-- start Listing --

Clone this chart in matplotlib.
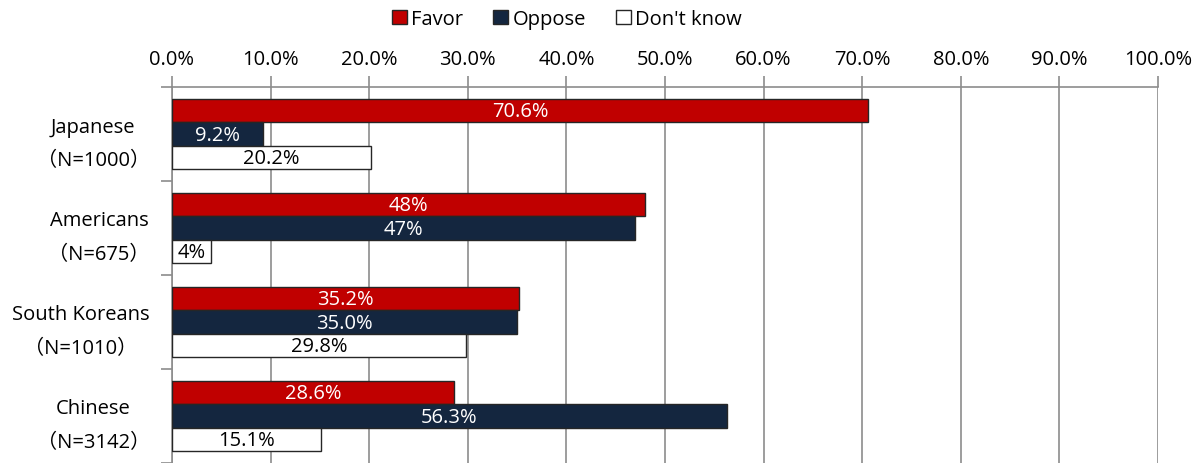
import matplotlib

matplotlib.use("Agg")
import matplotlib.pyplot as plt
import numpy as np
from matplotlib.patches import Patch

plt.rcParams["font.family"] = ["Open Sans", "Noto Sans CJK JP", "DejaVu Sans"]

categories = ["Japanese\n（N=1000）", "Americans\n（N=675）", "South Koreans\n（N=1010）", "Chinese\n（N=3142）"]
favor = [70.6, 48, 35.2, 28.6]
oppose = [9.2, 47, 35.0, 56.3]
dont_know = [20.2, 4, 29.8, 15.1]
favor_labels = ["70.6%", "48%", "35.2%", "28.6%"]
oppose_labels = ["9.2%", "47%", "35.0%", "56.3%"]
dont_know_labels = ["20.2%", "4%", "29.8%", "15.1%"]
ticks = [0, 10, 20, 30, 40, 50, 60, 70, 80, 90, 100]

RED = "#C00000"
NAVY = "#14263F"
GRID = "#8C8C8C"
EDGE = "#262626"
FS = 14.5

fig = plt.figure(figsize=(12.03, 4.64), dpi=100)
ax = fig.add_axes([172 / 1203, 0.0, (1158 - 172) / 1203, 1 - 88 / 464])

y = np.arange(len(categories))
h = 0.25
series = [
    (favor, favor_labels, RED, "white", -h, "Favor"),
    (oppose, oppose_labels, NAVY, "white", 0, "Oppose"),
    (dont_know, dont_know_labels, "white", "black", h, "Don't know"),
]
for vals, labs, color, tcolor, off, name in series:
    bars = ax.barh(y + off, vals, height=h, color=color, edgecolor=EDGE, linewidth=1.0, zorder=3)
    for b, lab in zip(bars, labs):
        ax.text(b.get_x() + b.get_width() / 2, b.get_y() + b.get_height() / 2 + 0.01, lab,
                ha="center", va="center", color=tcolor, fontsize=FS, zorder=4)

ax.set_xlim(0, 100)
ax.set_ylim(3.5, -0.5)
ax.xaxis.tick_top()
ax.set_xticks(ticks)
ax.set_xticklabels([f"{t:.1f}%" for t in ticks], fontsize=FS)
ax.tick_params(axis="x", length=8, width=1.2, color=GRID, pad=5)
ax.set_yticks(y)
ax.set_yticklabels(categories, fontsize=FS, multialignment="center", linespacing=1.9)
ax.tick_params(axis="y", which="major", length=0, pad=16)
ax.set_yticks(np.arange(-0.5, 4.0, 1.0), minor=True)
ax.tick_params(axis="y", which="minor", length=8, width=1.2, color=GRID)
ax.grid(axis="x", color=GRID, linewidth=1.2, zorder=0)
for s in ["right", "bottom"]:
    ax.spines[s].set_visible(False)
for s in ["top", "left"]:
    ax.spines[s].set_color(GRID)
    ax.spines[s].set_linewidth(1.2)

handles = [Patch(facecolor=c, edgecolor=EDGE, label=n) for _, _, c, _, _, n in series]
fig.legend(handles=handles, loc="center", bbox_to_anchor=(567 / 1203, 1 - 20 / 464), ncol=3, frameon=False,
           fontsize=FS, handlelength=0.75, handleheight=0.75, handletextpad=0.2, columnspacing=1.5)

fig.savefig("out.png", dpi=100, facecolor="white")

-- end Listing --
-- start Listing --

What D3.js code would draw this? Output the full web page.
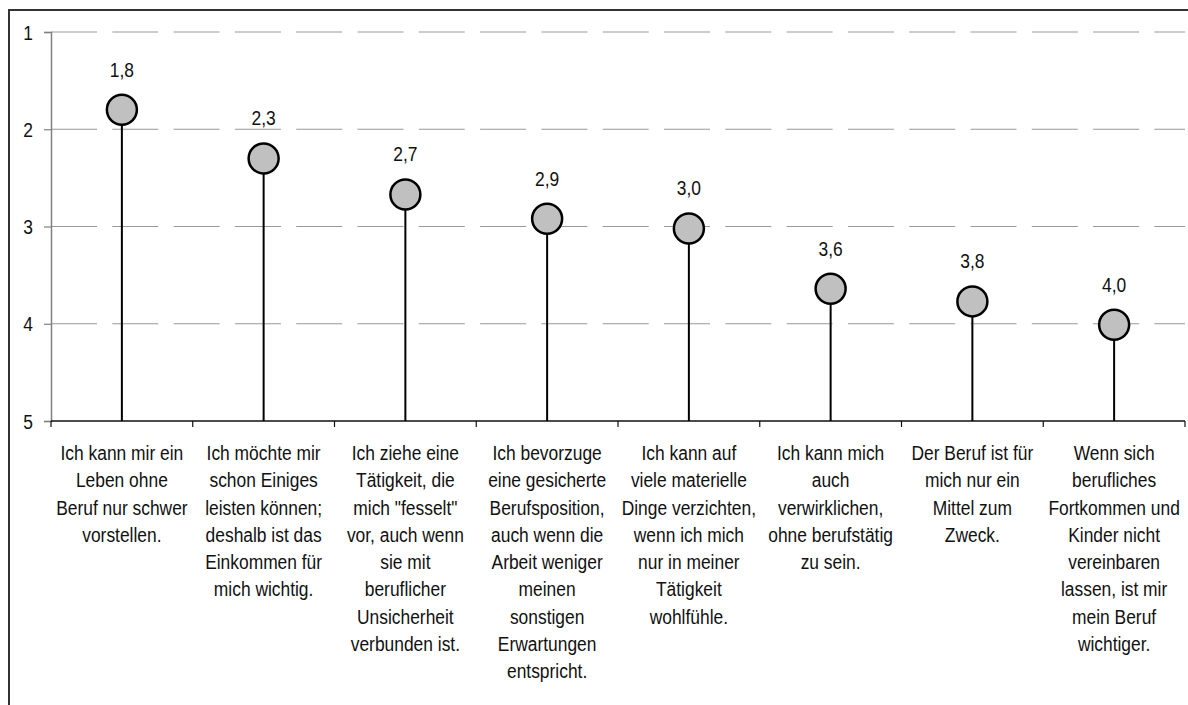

-- end Listing --
-- start Listing --

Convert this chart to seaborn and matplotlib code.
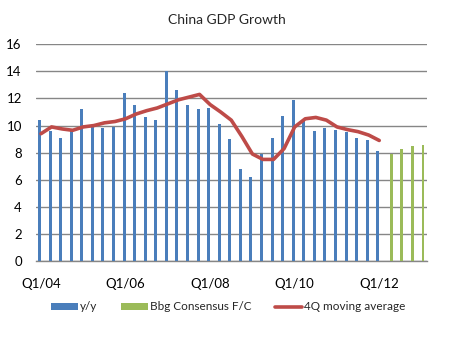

-- end Listing --

What to work on ::
From the line that has "Clone this chart in matplotlib." through the line that has "ax.spines[s].set_linewidth(1.2)", reproduce each line exactly as it stands and nothing else; do not include any pictures.

Response below ::
Clone this chart in matplotlib.
import matplotlib

matplotlib.use("Agg")
import matplotlib.pyplot as plt
import numpy as np
from matplotlib.patches import Patch

plt.rcParams["font.family"] = ["Open Sans", "Noto Sans CJK JP", "DejaVu Sans"]

categories = ["Japanese\n（N=1000）", "Americans\n（N=675）", "South Koreans\n（N=1010）", "Chinese\n（N=3142）"]
favor = [70.6, 48, 35.2, 28.6]
oppose = [9.2, 47, 35.0, 56.3]
dont_know = [20.2, 4, 29.8, 15.1]
favor_labels = ["70.6%", "48%", "35.2%", "28.6%"]
oppose_labels = ["9.2%", "47%", "35.0%", "56.3%"]
dont_know_labels = ["20.2%", "4%", "29.8%", "15.1%"]
ticks = [0, 10, 20, 30, 40, 50, 60, 70, 80, 90, 100]

RED = "#C00000"
NAVY = "#14263F"
GRID = "#8C8C8C"
EDGE = "#262626"
FS = 14.5

fig = plt.figure(figsize=(12.03, 4.64), dpi=100)
ax = fig.add_axes([172 / 1203, 0.0, (1158 - 172) / 1203, 1 - 88 / 464])

y = np.arange(len(categories))
h = 0.25
series = [
    (favor, favor_labels, RED, "white", -h, "Favor"),
    (oppose, oppose_labels, NAVY, "white", 0, "Oppose"),
    (dont_know, dont_know_labels, "white", "black", h, "Don't know"),
]
for vals, labs, color, tcolor, off, name in series:
    bars = ax.barh(y + off, vals, height=h, color=color, edgecolor=EDGE, linewidth=1.0, zorder=3)
    for b, lab in zip(bars, labs):
        ax.text(b.get_x() + b.get_width() / 2, b.get_y() + b.get_height() / 2 + 0.01, lab,
                ha="center", va="center", color=tcolor, fontsize=FS, zorder=4)

ax.set_xlim(0, 100)
ax.set_ylim(3.5, -0.5)
ax.xaxis.tick_top()
ax.set_xticks(ticks)
ax.set_xticklabels([f"{t:.1f}%" for t in ticks], fontsize=FS)
ax.tick_params(axis="x", length=8, width=1.2, color=GRID, pad=5)
ax.set_yticks(y)
ax.set_yticklabels(categories, fontsize=FS, multialignment="center", linespacing=1.9)
ax.tick_params(axis="y", which="major", length=0, pad=16)
ax.set_yticks(np.arange(-0.5, 4.0, 1.0), minor=True)
ax.tick_params(axis="y", which="minor", length=8, width=1.2, color=GRID)
ax.grid(axis="x", color=GRID, linewidth=1.2, zorder=0)
for s in ["right", "bottom"]:
    ax.spines[s].set_visible(False)
for s in ["top", "left"]:
    ax.spines[s].set_color(GRID)
    ax.spines[s].set_linewidth(1.2)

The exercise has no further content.